▶ [Exercise description]
Each line from the start of the records below through the line that contains "2.05e-10, 1.21e-10, 7.66e-11];" should be printed exactly. Pictures are omitted.
[begin Source records]
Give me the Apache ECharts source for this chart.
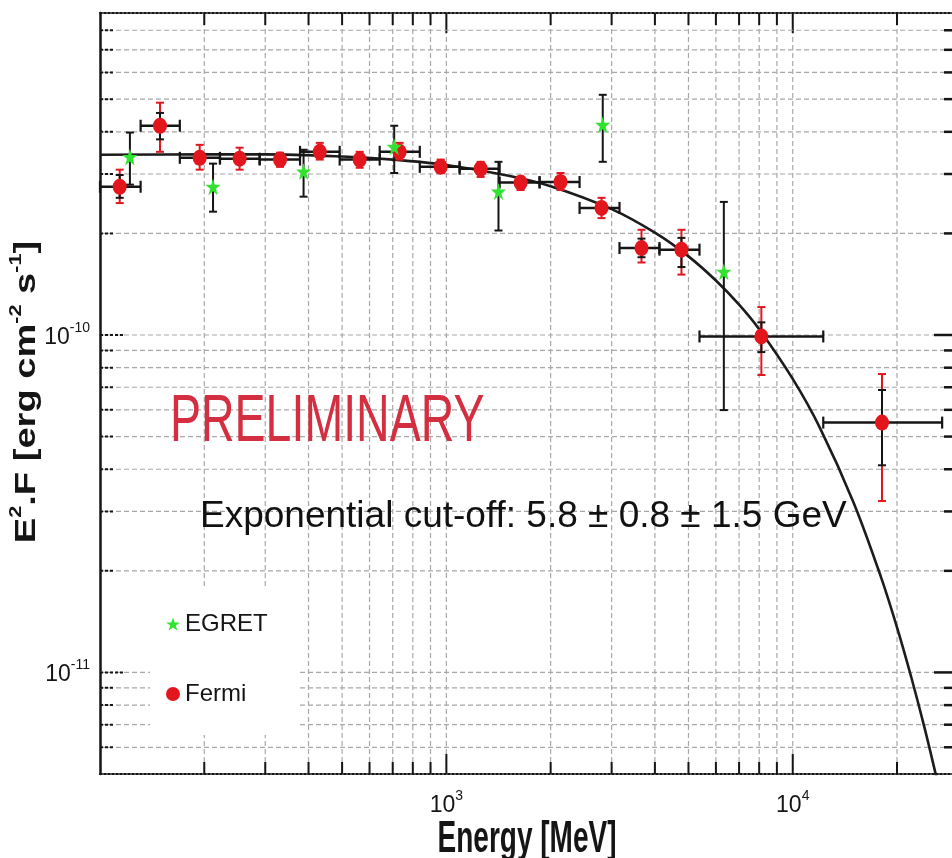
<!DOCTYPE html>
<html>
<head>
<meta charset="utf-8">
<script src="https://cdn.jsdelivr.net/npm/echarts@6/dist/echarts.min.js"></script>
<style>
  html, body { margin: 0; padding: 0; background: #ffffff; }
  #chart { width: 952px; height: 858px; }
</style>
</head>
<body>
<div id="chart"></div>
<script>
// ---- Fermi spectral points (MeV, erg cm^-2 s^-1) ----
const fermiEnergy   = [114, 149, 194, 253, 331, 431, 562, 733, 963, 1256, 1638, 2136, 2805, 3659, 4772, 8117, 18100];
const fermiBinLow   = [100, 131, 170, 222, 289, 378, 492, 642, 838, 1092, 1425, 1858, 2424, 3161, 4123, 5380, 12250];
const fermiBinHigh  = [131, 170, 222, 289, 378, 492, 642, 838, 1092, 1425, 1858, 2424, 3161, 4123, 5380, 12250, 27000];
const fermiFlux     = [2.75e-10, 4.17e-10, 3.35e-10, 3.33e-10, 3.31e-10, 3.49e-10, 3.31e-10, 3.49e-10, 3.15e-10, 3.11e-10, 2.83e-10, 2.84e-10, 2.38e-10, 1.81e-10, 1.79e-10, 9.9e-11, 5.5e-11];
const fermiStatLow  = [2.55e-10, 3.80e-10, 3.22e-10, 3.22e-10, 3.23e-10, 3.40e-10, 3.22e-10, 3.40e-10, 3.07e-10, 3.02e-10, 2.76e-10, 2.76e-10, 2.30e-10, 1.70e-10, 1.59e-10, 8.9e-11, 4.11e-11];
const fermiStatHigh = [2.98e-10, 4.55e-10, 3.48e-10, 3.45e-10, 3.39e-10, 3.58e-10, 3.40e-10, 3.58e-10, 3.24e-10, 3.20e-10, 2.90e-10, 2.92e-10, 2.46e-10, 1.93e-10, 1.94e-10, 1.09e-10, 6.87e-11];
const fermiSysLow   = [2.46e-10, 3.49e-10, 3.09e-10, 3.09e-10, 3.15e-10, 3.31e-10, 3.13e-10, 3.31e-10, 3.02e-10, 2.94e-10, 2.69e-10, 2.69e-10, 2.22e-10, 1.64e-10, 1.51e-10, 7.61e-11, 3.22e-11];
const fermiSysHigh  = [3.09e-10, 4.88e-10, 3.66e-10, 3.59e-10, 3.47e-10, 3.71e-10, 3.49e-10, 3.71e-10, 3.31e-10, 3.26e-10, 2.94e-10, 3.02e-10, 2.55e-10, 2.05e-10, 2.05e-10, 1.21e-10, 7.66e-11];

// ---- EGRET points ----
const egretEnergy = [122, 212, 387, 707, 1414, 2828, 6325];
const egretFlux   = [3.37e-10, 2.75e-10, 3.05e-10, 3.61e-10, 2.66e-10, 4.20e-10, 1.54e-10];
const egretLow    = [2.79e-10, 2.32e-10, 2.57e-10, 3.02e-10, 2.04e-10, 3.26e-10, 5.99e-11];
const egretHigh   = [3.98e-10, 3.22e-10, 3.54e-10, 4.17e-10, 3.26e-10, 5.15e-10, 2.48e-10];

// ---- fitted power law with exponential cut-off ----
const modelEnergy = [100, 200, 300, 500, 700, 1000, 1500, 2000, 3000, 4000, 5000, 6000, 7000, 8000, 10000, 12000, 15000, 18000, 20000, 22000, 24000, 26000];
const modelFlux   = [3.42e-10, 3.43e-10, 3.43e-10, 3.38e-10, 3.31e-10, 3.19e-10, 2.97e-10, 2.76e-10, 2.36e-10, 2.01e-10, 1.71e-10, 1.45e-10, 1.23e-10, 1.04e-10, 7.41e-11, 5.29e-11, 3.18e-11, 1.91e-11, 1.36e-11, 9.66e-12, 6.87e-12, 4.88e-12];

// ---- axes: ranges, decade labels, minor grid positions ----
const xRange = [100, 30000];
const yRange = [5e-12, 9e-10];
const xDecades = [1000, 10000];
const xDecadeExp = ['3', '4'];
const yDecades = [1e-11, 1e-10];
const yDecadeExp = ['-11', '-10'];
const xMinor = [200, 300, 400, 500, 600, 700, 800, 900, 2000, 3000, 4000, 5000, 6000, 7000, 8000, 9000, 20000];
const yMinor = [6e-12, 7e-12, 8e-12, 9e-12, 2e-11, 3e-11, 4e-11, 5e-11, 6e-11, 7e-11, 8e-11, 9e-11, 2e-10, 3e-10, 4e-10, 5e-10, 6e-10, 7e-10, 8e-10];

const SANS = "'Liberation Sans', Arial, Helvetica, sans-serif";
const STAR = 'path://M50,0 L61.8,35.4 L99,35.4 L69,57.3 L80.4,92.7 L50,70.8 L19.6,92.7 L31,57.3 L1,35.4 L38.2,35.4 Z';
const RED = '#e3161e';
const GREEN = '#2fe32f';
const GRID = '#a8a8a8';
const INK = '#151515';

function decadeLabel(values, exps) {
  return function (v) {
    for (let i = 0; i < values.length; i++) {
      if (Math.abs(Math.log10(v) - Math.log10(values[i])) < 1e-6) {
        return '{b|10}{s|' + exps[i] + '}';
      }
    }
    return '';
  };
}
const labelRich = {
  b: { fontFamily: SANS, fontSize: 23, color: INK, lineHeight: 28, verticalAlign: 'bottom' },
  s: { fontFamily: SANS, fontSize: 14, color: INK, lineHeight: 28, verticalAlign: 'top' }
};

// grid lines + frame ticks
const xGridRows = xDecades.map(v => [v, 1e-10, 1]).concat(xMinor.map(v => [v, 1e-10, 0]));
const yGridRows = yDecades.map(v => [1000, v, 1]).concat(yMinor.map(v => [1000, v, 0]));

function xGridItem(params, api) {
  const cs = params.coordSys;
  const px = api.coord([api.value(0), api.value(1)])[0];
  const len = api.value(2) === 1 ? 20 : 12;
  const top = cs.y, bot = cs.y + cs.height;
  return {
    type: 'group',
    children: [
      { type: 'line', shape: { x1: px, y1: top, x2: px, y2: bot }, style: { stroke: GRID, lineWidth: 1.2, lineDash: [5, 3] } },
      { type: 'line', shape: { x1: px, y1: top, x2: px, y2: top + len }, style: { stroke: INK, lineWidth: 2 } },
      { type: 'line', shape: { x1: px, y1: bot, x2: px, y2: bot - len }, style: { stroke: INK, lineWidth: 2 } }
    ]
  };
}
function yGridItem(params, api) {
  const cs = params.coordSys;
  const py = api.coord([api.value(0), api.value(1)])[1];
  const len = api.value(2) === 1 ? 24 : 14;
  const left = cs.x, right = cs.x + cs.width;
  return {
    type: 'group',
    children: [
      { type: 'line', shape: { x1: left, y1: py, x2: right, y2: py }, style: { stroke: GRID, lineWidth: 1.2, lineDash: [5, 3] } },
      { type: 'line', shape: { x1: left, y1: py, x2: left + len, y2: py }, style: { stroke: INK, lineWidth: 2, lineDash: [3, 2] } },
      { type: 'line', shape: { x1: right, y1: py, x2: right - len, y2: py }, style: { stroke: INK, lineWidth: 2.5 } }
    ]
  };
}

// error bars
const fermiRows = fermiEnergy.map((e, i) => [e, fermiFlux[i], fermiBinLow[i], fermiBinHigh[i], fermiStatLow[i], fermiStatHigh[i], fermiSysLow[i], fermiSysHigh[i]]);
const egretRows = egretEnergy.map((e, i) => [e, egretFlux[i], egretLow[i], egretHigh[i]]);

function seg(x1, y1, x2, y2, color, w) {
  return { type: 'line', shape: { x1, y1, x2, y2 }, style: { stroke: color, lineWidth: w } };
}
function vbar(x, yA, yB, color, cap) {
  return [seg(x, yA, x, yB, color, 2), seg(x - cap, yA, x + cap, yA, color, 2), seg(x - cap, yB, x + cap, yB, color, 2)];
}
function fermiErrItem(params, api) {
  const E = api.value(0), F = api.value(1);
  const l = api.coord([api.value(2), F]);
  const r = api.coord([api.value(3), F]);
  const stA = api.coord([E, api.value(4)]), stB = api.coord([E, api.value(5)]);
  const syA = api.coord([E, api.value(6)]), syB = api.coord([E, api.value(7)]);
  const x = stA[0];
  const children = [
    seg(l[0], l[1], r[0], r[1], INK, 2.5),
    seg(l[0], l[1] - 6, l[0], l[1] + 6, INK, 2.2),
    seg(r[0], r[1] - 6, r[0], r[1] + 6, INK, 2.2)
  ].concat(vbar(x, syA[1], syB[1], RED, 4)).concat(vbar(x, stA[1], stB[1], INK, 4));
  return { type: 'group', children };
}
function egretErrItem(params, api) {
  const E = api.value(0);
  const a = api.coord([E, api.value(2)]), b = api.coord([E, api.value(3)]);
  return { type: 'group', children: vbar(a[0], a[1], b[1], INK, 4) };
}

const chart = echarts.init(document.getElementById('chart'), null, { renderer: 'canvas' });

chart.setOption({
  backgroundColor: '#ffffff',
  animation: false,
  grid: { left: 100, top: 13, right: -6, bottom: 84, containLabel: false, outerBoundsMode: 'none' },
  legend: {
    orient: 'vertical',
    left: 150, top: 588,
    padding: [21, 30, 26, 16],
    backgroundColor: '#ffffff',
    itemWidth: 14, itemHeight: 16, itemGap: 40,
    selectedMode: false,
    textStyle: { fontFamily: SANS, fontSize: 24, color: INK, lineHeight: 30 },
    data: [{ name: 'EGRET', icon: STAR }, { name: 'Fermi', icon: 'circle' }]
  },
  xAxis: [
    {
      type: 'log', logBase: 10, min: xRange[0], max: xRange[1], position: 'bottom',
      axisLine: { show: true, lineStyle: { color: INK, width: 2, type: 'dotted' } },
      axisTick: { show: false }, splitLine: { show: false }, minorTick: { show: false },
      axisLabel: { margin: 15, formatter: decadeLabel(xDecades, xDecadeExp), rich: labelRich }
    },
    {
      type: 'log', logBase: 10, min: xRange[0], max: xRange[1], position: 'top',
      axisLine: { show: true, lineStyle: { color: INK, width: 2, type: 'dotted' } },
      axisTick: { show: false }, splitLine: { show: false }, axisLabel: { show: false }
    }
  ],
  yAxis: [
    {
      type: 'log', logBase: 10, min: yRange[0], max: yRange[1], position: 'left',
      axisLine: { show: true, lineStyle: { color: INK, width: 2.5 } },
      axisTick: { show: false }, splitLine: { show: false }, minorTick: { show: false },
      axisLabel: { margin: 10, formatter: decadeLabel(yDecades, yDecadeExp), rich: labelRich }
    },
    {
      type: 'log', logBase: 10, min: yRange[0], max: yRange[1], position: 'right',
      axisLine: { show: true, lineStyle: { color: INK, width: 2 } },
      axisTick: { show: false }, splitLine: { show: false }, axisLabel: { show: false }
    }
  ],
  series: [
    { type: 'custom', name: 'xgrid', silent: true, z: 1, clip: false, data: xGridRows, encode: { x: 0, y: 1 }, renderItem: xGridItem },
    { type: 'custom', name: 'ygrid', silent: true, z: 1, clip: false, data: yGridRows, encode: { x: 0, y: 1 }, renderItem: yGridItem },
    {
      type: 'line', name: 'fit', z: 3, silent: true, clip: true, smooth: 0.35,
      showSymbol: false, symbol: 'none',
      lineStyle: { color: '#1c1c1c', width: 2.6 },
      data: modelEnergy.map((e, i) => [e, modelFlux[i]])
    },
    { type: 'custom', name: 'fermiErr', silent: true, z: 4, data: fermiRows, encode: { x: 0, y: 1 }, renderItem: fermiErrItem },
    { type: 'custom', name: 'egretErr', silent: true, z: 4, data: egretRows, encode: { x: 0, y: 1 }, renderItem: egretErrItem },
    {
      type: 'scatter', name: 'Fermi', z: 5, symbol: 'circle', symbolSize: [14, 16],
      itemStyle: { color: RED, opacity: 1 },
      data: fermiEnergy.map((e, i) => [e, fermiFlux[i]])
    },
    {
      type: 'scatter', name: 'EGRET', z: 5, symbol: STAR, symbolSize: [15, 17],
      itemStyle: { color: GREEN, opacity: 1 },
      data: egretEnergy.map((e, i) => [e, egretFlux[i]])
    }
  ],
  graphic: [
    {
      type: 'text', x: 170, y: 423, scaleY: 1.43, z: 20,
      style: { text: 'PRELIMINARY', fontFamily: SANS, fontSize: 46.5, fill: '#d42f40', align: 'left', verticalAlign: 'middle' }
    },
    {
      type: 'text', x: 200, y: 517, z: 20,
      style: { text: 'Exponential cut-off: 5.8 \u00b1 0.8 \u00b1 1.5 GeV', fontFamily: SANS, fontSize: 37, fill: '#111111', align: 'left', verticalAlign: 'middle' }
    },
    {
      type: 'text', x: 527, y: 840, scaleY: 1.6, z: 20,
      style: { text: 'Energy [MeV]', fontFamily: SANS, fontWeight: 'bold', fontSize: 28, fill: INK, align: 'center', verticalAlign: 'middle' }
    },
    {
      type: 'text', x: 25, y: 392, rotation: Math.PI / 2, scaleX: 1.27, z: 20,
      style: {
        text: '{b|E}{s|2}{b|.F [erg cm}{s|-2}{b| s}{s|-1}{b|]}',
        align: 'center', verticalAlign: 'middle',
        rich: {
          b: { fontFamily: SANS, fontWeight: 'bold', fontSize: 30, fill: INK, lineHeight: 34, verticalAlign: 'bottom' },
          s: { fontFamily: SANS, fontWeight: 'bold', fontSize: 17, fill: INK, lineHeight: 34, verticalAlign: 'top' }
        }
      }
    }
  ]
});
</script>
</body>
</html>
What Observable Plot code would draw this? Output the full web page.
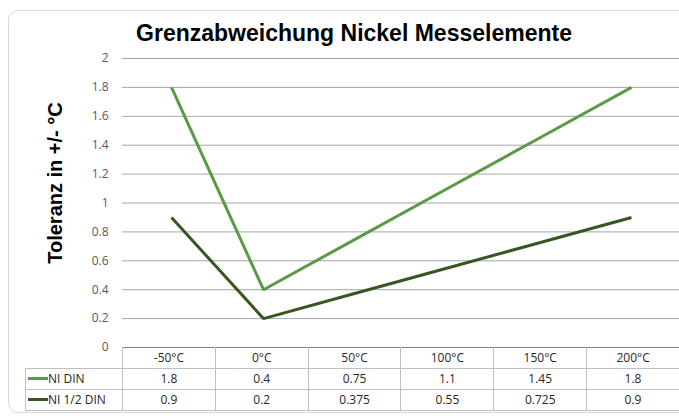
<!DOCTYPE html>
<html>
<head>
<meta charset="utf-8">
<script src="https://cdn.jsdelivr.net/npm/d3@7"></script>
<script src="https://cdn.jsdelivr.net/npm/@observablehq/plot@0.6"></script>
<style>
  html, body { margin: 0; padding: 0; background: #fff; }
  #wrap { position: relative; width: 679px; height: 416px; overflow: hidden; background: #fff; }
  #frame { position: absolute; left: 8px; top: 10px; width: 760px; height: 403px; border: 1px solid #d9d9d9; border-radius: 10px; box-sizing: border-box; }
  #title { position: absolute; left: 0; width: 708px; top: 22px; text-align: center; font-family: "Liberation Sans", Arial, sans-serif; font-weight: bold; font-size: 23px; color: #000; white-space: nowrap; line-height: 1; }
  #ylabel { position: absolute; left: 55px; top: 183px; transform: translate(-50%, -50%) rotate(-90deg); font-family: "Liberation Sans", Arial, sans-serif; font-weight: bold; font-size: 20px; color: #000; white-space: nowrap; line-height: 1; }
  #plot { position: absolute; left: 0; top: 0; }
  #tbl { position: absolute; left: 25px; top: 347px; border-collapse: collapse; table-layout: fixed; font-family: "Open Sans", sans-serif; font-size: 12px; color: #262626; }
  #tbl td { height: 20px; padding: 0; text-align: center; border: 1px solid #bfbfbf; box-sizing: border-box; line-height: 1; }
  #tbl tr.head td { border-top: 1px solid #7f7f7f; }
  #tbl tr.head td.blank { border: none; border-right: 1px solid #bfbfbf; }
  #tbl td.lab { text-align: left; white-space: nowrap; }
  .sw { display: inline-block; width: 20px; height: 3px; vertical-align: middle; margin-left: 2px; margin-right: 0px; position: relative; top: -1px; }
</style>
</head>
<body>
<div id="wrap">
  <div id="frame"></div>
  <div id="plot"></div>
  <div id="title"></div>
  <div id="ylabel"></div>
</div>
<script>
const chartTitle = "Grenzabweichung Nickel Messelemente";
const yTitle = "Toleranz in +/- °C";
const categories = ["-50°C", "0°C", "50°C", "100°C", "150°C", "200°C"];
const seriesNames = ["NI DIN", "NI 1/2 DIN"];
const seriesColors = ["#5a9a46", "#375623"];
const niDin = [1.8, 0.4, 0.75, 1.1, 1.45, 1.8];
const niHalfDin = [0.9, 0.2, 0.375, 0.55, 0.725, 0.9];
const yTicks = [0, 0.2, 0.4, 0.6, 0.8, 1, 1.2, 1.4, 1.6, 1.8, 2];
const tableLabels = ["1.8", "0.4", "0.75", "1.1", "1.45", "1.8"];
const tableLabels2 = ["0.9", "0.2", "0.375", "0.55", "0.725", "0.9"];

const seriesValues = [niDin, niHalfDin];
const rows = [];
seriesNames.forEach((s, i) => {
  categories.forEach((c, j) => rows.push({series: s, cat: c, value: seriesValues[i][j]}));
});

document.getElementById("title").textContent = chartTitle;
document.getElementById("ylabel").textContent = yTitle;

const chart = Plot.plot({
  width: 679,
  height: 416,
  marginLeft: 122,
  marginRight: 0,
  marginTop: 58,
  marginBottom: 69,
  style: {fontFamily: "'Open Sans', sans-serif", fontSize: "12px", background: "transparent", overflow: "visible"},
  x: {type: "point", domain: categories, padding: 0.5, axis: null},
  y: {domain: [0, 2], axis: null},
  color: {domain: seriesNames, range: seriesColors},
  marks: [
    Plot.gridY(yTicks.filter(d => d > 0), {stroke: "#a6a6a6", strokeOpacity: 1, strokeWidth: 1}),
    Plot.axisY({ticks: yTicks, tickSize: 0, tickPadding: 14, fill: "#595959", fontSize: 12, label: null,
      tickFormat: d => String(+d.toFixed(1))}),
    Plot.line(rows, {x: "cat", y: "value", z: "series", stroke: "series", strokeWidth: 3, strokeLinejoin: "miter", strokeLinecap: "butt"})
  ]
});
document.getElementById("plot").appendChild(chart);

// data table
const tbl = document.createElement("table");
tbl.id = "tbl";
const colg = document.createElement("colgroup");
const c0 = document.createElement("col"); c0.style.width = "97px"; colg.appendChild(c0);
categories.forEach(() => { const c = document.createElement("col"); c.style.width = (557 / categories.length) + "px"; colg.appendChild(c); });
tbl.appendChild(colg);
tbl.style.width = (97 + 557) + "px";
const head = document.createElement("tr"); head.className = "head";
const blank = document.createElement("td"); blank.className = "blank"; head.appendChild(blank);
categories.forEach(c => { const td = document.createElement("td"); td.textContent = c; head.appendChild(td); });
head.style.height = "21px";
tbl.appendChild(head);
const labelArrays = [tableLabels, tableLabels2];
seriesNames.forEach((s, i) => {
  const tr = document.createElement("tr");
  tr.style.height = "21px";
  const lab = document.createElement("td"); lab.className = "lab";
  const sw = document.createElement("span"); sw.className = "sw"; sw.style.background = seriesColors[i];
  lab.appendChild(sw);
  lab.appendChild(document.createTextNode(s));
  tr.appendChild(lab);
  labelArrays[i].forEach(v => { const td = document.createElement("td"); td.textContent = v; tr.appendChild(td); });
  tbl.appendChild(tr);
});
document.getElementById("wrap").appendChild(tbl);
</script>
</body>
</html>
[end Source records]
▶ [Solution to the problem]
Give me the Apache ECharts source for this chart.
<!DOCTYPE html>
<html>
<head>
<meta charset="utf-8">
<script src="https://cdn.jsdelivr.net/npm/echarts@6/dist/echarts.min.js"></script>
<style>
  html, body { margin: 0; padding: 0; background: #ffffff; }
  #chart { width: 952px; height: 858px; }
</style>
</head>
<body>
<div id="chart"></div>
<script>
// ---- Fermi spectral points (MeV, erg cm^-2 s^-1) ----
const fermiEnergy   = [114, 149, 194, 253, 331, 431, 562, 733, 963, 1256, 1638, 2136, 2805, 3659, 4772, 8117, 18100];
const fermiBinLow   = [100, 131, 170, 222, 289, 378, 492, 642, 838, 1092, 1425, 1858, 2424, 3161, 4123, 5380, 12250];
const fermiBinHigh  = [131, 170, 222, 289, 378, 492, 642, 838, 1092, 1425, 1858, 2424, 3161, 4123, 5380, 12250, 27000];
const fermiFlux     = [2.75e-10, 4.17e-10, 3.35e-10, 3.33e-10, 3.31e-10, 3.49e-10, 3.31e-10, 3.49e-10, 3.15e-10, 3.11e-10, 2.83e-10, 2.84e-10, 2.38e-10, 1.81e-10, 1.79e-10, 9.9e-11, 5.5e-11];
const fermiStatLow  = [2.55e-10, 3.80e-10, 3.22e-10, 3.22e-10, 3.23e-10, 3.40e-10, 3.22e-10, 3.40e-10, 3.07e-10, 3.02e-10, 2.76e-10, 2.76e-10, 2.30e-10, 1.70e-10, 1.59e-10, 8.9e-11, 4.11e-11];
const fermiStatHigh = [2.98e-10, 4.55e-10, 3.48e-10, 3.45e-10, 3.39e-10, 3.58e-10, 3.40e-10, 3.58e-10, 3.24e-10, 3.20e-10, 2.90e-10, 2.92e-10, 2.46e-10, 1.93e-10, 1.94e-10, 1.09e-10, 6.87e-11];
const fermiSysLow   = [2.46e-10, 3.49e-10, 3.09e-10, 3.09e-10, 3.15e-10, 3.31e-10, 3.13e-10, 3.31e-10, 3.02e-10, 2.94e-10, 2.69e-10, 2.69e-10, 2.22e-10, 1.64e-10, 1.51e-10, 7.61e-11, 3.22e-11];
const fermiSysHigh  = [3.09e-10, 4.88e-10, 3.66e-10, 3.59e-10, 3.47e-10, 3.71e-10, 3.49e-10, 3.71e-10, 3.31e-10, 3.26e-10, 2.94e-10, 3.02e-10, 2.55e-10, 2.05e-10, 2.05e-10, 1.21e-10, 7.66e-11];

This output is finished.